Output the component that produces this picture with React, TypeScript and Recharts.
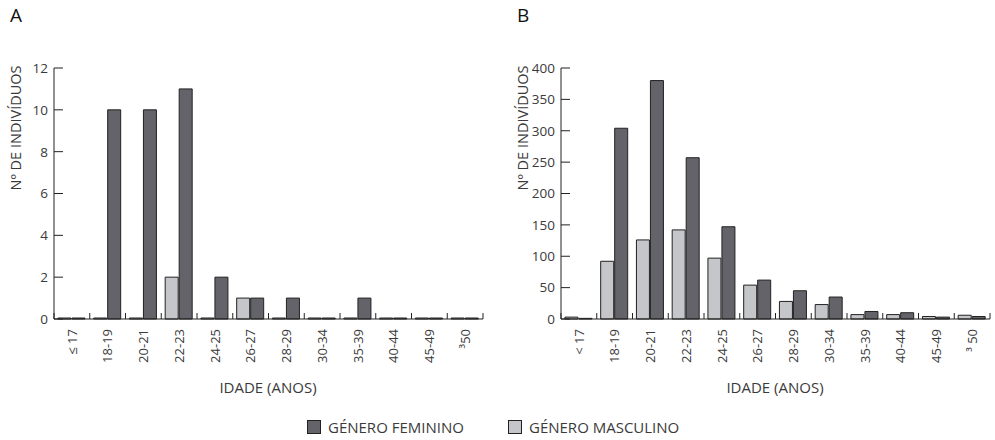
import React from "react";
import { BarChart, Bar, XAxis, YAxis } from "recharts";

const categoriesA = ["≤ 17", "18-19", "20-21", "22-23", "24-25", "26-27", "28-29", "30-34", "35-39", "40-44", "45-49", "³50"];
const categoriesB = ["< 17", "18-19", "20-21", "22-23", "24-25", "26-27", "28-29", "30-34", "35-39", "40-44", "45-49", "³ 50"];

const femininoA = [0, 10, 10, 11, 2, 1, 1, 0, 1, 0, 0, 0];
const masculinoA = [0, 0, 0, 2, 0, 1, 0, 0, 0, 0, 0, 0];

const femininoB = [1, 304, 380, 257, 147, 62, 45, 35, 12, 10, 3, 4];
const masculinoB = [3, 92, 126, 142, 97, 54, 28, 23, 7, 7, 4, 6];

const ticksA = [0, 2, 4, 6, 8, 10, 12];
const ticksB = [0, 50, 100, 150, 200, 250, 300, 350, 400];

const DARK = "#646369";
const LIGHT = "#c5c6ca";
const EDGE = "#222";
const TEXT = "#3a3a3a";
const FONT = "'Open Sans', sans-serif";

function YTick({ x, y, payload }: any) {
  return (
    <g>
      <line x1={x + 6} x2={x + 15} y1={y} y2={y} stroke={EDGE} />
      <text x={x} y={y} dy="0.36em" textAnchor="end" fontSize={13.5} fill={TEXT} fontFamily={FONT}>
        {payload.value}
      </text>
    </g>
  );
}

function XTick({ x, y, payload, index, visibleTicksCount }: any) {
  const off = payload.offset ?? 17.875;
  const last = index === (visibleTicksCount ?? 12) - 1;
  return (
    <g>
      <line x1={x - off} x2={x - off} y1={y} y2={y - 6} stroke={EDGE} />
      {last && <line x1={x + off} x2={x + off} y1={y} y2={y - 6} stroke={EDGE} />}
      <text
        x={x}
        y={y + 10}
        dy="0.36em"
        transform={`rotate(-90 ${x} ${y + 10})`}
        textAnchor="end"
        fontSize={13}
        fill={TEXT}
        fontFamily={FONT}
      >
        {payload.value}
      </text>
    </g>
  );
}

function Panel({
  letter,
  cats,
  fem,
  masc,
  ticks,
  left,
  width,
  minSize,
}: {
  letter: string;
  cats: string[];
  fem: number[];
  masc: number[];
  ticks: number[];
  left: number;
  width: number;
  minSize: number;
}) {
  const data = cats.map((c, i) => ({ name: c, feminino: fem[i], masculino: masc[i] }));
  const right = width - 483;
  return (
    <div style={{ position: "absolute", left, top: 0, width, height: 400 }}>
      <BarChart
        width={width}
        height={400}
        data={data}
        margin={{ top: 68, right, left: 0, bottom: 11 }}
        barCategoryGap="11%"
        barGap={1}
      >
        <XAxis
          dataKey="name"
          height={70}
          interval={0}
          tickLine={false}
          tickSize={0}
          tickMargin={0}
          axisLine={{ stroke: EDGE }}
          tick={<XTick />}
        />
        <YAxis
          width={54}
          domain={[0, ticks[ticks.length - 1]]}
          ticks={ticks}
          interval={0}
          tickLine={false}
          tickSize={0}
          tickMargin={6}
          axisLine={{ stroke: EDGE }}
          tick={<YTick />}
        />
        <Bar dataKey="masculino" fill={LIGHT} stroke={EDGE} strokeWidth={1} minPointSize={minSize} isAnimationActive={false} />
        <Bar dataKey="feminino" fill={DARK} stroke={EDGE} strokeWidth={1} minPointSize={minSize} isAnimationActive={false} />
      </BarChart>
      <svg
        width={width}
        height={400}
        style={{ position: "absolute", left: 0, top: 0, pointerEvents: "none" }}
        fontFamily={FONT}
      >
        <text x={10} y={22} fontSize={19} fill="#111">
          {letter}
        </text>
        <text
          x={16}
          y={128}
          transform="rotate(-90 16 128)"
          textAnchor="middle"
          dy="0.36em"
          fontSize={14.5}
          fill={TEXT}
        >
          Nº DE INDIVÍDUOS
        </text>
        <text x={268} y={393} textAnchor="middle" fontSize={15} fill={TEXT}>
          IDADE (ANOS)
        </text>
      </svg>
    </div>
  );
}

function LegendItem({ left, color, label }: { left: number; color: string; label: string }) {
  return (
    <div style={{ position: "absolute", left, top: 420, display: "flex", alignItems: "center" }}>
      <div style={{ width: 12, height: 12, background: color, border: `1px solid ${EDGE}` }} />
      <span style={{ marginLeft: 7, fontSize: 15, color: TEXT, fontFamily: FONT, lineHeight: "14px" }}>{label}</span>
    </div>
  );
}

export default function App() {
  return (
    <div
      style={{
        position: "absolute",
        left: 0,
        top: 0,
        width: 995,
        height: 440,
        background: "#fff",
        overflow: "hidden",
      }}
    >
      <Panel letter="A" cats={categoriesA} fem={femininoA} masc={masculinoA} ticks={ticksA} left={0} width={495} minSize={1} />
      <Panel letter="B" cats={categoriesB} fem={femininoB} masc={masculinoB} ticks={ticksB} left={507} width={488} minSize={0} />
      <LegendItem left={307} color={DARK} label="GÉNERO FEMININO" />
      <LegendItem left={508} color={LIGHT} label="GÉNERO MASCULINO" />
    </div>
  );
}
──────
Stated problem. Restate the whole listing above exactly, except for its images.

Correct response.
Output the component that produces this picture with React, TypeScript and Recharts.
import React from "react";
import { BarChart, Bar, XAxis, YAxis } from "recharts";

const categoriesA = ["≤ 17", "18-19", "20-21", "22-23", "24-25", "26-27", "28-29", "30-34", "35-39", "40-44", "45-49", "³50"];
const categoriesB = ["< 17", "18-19", "20-21", "22-23", "24-25", "26-27", "28-29", "30-34", "35-39", "40-44", "45-49", "³ 50"];

const femininoA = [0, 10, 10, 11, 2, 1, 1, 0, 1, 0, 0, 0];
const masculinoA = [0, 0, 0, 2, 0, 1, 0, 0, 0, 0, 0, 0];

const femininoB = [1, 304, 380, 257, 147, 62, 45, 35, 12, 10, 3, 4];
const masculinoB = [3, 92, 126, 142, 97, 54, 28, 23, 7, 7, 4, 6];

const ticksA = [0, 2, 4, 6, 8, 10, 12];
const ticksB = [0, 50, 100, 150, 200, 250, 300, 350, 400];

const DARK = "#646369";
const LIGHT = "#c5c6ca";
const EDGE = "#222";
const TEXT = "#3a3a3a";
const FONT = "'Open Sans', sans-serif";

function YTick({ x, y, payload }: any) {
  return (
    <g>
      <line x1={x + 6} x2={x + 15} y1={y} y2={y} stroke={EDGE} />
      <text x={x} y={y} dy="0.36em" textAnchor="end" fontSize={13.5} fill={TEXT} fontFamily={FONT}>
        {payload.value}
      </text>
    </g>
  );
}

function XTick({ x, y, payload, index, visibleTicksCount }: any) {
  const off = payload.offset ?? 17.875;
  const last = index === (visibleTicksCount ?? 12) - 1;
  return (
    <g>
      <line x1={x - off} x2={x - off} y1={y} y2={y - 6} stroke={EDGE} />
      {last && <line x1={x + off} x2={x + off} y1={y} y2={y - 6} stroke={EDGE} />}
      <text
        x={x}
        y={y + 10}
        dy="0.36em"
        transform={`rotate(-90 ${x} ${y + 10})`}
        textAnchor="end"
        fontSize={13}
        fill={TEXT}
        fontFamily={FONT}
      >
        {payload.value}
      </text>
    </g>
  );
}

function Panel({
  letter,
  cats,
  fem,
  masc,
  ticks,
  left,
  width,
  minSize,
}: {
  letter: string;
  cats: string[];
  fem: number[];
  masc: number[];
  ticks: number[];
  left: number;
  width: number;
  minSize: number;
}) {
  const data = cats.map((c, i) => ({ name: c, feminino: fem[i], masculino: masc[i] }));
  const right = width - 483;
  return (
    <div style={{ position: "absolute", left, top: 0, width, height: 400 }}>
      <BarChart
        width={width}
        height={400}
        data={data}
        margin={{ top: 68, right, left: 0, bottom: 11 }}
        barCategoryGap="11%"
        barGap={1}
      >
        <XAxis
          dataKey="name"
          height={70}
          interval={0}
          tickLine={false}
          tickSize={0}
          tickMargin={0}
          axisLine={{ stroke: EDGE }}
          tick={<XTick />}
        />
        <YAxis
          width={54}
          domain={[0, ticks[ticks.length - 1]]}
          ticks={ticks}
          interval={0}
          tickLine={false}
          tickSize={0}
          tickMargin={6}
          axisLine={{ stroke: EDGE }}
          tick={<YTick />}
        />
        <Bar dataKey="masculino" fill={LIGHT} stroke={EDGE} strokeWidth={1} minPointSize={minSize} isAnimationActive={false} />
        <Bar dataKey="feminino" fill={DARK} stroke={EDGE} strokeWidth={1} minPointSize={minSize} isAnimationActive={false} />
      </BarChart>
      <svg
        width={width}
        height={400}
        style={{ position: "absolute", left: 0, top: 0, pointerEvents: "none" }}
        fontFamily={FONT}
      >
        <text x={10} y={22} fontSize={19} fill="#111">
          {letter}
        </text>
        <text
          x={16}
          y={128}
          transform="rotate(-90 16 128)"
          textAnchor="middle"
          dy="0.36em"
          fontSize={14.5}
          fill={TEXT}
        >
          Nº DE INDIVÍDUOS
        </text>
        <text x={268} y={393} textAnchor="middle" fontSize={15} fill={TEXT}>
          IDADE (ANOS)
        </text>
      </svg>
    </div>
  );
}

function LegendItem({ left, color, label }: { left: number; color: string; label: string }) {
  return (
    <div style={{ position: "absolute", left, top: 420, display: "flex", alignItems: "center" }}>
      <div style={{ width: 12, height: 12, background: color, border: `1px solid ${EDGE}` }} />
      <span style={{ marginLeft: 7, fontSize: 15, color: TEXT, fontFamily: FONT, lineHeight: "14px" }}>{label}</span>
    </div>
  );
}

export default function App() {
  return (
    <div
      style={{
        position: "absolute",
        left: 0,
        top: 0,
        width: 995,
        height: 440,
        background: "#fff",
        overflow: "hidden",
      }}
    >
      <Panel letter="A" cats={categoriesA} fem={femininoA} masc={masculinoA} ticks={ticksA} left={0} width={495} minSize={1} />
      <Panel letter="B" cats={categoriesB} fem={femininoB} masc={masculinoB} ticks={ticksB} left={507} width={488} minSize={0} />
      <LegendItem left={307} color={DARK} label="GÉNERO FEMININO" />
      <LegendItem left={508} color={LIGHT} label="GÉNERO MASCULINO" />
    </div>
  );
}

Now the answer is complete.